Exercise task - Take all the material and copy it exactly.

Supplied material -

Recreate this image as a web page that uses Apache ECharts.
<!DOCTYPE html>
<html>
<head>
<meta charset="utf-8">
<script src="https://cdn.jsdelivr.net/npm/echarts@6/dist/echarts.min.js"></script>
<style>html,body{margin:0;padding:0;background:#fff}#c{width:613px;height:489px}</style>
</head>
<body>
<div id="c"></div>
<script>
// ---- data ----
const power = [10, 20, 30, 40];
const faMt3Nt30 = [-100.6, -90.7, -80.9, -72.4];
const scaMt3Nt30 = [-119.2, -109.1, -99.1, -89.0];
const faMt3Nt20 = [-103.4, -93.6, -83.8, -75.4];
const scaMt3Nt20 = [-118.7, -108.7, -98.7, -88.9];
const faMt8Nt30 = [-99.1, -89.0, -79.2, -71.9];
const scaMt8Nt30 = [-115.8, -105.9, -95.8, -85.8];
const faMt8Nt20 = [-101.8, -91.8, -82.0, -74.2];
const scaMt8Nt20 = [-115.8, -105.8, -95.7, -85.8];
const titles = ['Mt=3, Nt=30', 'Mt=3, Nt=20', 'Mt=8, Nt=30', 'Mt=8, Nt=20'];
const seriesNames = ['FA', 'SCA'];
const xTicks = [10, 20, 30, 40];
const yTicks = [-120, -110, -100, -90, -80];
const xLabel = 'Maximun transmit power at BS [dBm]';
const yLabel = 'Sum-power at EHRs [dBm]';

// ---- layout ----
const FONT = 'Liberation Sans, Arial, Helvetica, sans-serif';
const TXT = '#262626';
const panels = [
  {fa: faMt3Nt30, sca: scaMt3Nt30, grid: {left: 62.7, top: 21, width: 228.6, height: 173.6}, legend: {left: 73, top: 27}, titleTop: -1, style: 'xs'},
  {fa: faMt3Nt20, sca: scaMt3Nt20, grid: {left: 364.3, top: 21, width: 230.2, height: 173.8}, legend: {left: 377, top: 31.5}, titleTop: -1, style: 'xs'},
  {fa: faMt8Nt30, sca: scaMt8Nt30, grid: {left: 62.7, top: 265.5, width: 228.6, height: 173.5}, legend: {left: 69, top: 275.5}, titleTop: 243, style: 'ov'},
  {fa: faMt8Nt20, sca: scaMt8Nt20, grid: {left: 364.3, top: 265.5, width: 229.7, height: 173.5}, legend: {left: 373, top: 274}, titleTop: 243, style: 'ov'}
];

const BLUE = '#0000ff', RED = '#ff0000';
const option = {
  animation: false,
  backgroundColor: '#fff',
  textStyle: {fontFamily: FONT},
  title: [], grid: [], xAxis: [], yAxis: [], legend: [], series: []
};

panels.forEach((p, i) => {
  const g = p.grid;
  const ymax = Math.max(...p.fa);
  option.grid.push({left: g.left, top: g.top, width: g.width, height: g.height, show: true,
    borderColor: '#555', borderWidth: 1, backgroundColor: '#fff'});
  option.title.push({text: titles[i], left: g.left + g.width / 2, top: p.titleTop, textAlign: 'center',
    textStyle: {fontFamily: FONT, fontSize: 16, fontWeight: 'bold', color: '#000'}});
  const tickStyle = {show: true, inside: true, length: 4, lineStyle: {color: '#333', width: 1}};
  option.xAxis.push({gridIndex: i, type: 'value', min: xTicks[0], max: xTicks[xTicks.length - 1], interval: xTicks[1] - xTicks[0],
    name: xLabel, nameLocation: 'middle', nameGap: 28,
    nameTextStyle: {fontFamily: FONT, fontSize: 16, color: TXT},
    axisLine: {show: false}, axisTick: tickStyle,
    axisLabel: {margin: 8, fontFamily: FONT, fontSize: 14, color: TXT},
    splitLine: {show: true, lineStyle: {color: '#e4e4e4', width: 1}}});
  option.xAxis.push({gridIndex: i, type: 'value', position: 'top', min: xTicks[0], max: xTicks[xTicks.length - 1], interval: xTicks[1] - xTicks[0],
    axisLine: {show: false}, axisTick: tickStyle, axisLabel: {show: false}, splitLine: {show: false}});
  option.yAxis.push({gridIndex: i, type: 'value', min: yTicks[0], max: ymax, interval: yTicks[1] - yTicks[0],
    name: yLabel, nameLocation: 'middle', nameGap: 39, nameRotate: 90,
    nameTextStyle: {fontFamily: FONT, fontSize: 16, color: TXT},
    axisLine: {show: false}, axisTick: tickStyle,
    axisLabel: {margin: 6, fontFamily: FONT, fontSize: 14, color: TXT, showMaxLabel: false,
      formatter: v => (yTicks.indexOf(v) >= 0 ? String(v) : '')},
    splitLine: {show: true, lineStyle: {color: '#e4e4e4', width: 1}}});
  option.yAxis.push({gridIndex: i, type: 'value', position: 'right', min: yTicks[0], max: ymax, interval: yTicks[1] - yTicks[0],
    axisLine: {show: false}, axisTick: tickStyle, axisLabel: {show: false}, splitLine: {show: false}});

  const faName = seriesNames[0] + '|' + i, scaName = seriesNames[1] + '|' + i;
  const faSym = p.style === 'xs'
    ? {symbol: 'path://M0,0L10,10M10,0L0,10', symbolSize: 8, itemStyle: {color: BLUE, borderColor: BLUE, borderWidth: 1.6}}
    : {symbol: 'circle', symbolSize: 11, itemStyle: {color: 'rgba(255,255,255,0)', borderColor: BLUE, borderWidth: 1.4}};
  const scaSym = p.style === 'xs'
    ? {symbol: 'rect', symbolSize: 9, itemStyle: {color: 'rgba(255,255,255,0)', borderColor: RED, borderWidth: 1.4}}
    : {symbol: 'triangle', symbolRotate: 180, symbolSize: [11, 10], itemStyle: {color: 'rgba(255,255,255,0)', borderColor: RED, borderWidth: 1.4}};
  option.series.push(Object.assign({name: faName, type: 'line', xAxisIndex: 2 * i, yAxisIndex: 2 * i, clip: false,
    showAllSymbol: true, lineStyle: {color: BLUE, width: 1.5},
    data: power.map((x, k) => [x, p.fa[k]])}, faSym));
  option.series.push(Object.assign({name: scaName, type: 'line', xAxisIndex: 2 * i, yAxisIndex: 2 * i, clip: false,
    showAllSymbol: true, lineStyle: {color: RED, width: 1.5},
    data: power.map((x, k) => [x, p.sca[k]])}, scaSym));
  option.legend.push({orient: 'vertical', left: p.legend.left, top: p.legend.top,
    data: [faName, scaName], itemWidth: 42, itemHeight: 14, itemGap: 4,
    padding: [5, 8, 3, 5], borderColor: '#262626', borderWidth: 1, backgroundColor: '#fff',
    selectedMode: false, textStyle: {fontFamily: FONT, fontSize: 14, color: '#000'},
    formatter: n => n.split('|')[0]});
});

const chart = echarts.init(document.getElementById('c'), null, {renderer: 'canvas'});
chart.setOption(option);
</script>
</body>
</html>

Completed exercise -
Recreate this image as a web page that uses Apache ECharts.
<!DOCTYPE html>
<html>
<head>
<meta charset="utf-8">
<script src="https://cdn.jsdelivr.net/npm/echarts@6/dist/echarts.min.js"></script>
<style>html,body{margin:0;padding:0;background:#fff}#c{width:613px;height:489px}</style>
</head>
<body>
<div id="c"></div>
<script>
// ---- data ----
const power = [10, 20, 30, 40];
const faMt3Nt30 = [-100.6, -90.7, -80.9, -72.4];
const scaMt3Nt30 = [-119.2, -109.1, -99.1, -89.0];
const faMt3Nt20 = [-103.4, -93.6, -83.8, -75.4];
const scaMt3Nt20 = [-118.7, -108.7, -98.7, -88.9];
const faMt8Nt30 = [-99.1, -89.0, -79.2, -71.9];
const scaMt8Nt30 = [-115.8, -105.9, -95.8, -85.8];
const faMt8Nt20 = [-101.8, -91.8, -82.0, -74.2];
const scaMt8Nt20 = [-115.8, -105.8, -95.7, -85.8];
const titles = ['Mt=3, Nt=30', 'Mt=3, Nt=20', 'Mt=8, Nt=30', 'Mt=8, Nt=20'];
const seriesNames = ['FA', 'SCA'];
const xTicks = [10, 20, 30, 40];
const yTicks = [-120, -110, -100, -90, -80];
const xLabel = 'Maximun transmit power at BS [dBm]';
const yLabel = 'Sum-power at EHRs [dBm]';

// ---- layout ----
const FONT = 'Liberation Sans, Arial, Helvetica, sans-serif';
const TXT = '#262626';
const panels = [
  {fa: faMt3Nt30, sca: scaMt3Nt30, grid: {left: 62.7, top: 21, width: 228.6, height: 173.6}, legend: {left: 73, top: 27}, titleTop: -1, style: 'xs'},
  {fa: faMt3Nt20, sca: scaMt3Nt20, grid: {left: 364.3, top: 21, width: 230.2, height: 173.8}, legend: {left: 377, top: 31.5}, titleTop: -1, style: 'xs'},
  {fa: faMt8Nt30, sca: scaMt8Nt30, grid: {left: 62.7, top: 265.5, width: 228.6, height: 173.5}, legend: {left: 69, top: 275.5}, titleTop: 243, style: 'ov'},
  {fa: faMt8Nt20, sca: scaMt8Nt20, grid: {left: 364.3, top: 265.5, width: 229.7, height: 173.5}, legend: {left: 373, top: 274}, titleTop: 243, style: 'ov'}
];

const BLUE = '#0000ff', RED = '#ff0000';
const option = {
  animation: false,
  backgroundColor: '#fff',
  textStyle: {fontFamily: FONT},
  title: [], grid: [], xAxis: [], yAxis: [], legend: [], series: []
};

panels.forEach((p, i) => {
  const g = p.grid;
  const ymax = Math.max(...p.fa);
  option.grid.push({left: g.left, top: g.top, width: g.width, height: g.height, show: true,
    borderColor: '#555', borderWidth: 1, backgroundColor: '#fff'});
  option.title.push({text: titles[i], left: g.left + g.width / 2, top: p.titleTop, textAlign: 'center',
    textStyle: {fontFamily: FONT, fontSize: 16, fontWeight: 'bold', color: '#000'}});
  const tickStyle = {show: true, inside: true, length: 4, lineStyle: {color: '#333', width: 1}};
  option.xAxis.push({gridIndex: i, type: 'value', min: xTicks[0], max: xTicks[xTicks.length - 1], interval: xTicks[1] - xTicks[0],
    name: xLabel, nameLocation: 'middle', nameGap: 28,
    nameTextStyle: {fontFamily: FONT, fontSize: 16, color: TXT},
    axisLine: {show: false}, axisTick: tickStyle,
    axisLabel: {margin: 8, fontFamily: FONT, fontSize: 14, color: TXT},
    splitLine: {show: true, lineStyle: {color: '#e4e4e4', width: 1}}});
  option.xAxis.push({gridIndex: i, type: 'value', position: 'top', min: xTicks[0], max: xTicks[xTicks.length - 1], interval: xTicks[1] - xTicks[0],
    axisLine: {show: false}, axisTick: tickStyle, axisLabel: {show: false}, splitLine: {show: false}});
  option.yAxis.push({gridIndex: i, type: 'value', min: yTicks[0], max: ymax, interval: yTicks[1] - yTicks[0],
    name: yLabel, nameLocation: 'middle', nameGap: 39, nameRotate: 90,
    nameTextStyle: {fontFamily: FONT, fontSize: 16, color: TXT},
    axisLine: {show: false}, axisTick: tickStyle,
    axisLabel: {margin: 6, fontFamily: FONT, fontSize: 14, color: TXT, showMaxLabel: false,
      formatter: v => (yTicks.indexOf(v) >= 0 ? String(v) : '')},
    splitLine: {show: true, lineStyle: {color: '#e4e4e4', width: 1}}});
  option.yAxis.push({gridIndex: i, type: 'value', position: 'right', min: yTicks[0], max: ymax, interval: yTicks[1] - yTicks[0],
    axisLine: {show: false}, axisTick: tickStyle, axisLabel: {show: false}, splitLine: {show: false}});

  const faName = seriesNames[0] + '|' + i, scaName = seriesNames[1] + '|' + i;
  const faSym = p.style === 'xs'
    ? {symbol: 'path://M0,0L10,10M10,0L0,10', symbolSize: 8, itemStyle: {color: BLUE, borderColor: BLUE, borderWidth: 1.6}}
    : {symbol: 'circle', symbolSize: 11, itemStyle: {color: 'rgba(255,255,255,0)', borderColor: BLUE, borderWidth: 1.4}};
  const scaSym = p.style === 'xs'
    ? {symbol: 'rect', symbolSize: 9, itemStyle: {color: 'rgba(255,255,255,0)', borderColor: RED, borderWidth: 1.4}}
    : {symbol: 'triangle', symbolRotate: 180, symbolSize: [11, 10], itemStyle: {color: 'rgba(255,255,255,0)', borderColor: RED, borderWidth: 1.4}};
  option.series.push(Object.assign({name: faName, type: 'line', xAxisIndex: 2 * i, yAxisIndex: 2 * i, clip: false,
    showAllSymbol: true, lineStyle: {color: BLUE, width: 1.5},
    data: power.map((x, k) => [x, p.fa[k]])}, faSym));
  option.series.push(Object.assign({name: scaName, type: 'line', xAxisIndex: 2 * i, yAxisIndex: 2 * i, clip: false,
    showAllSymbol: true, lineStyle: {color: RED, width: 1.5},
    data: power.map((x, k) => [x, p.sca[k]])}, scaSym));
  option.legend.push({orient: 'vertical', left: p.legend.left, top: p.legend.top,
    data: [faName, scaName], itemWidth: 42, itemHeight: 14, itemGap: 4,
    padding: [5, 8, 3, 5], borderColor: '#262626', borderWidth: 1, backgroundColor: '#fff',
    selectedMode: false, textStyle: {fontFamily: FONT, fontSize: 14, color: '#000'},
    formatter: n => n.split('|')[0]});
});

const chart = echarts.init(document.getElementById('c'), null, {renderer: 'canvas'});
chart.setOption(option);
</script>
</body>
</html>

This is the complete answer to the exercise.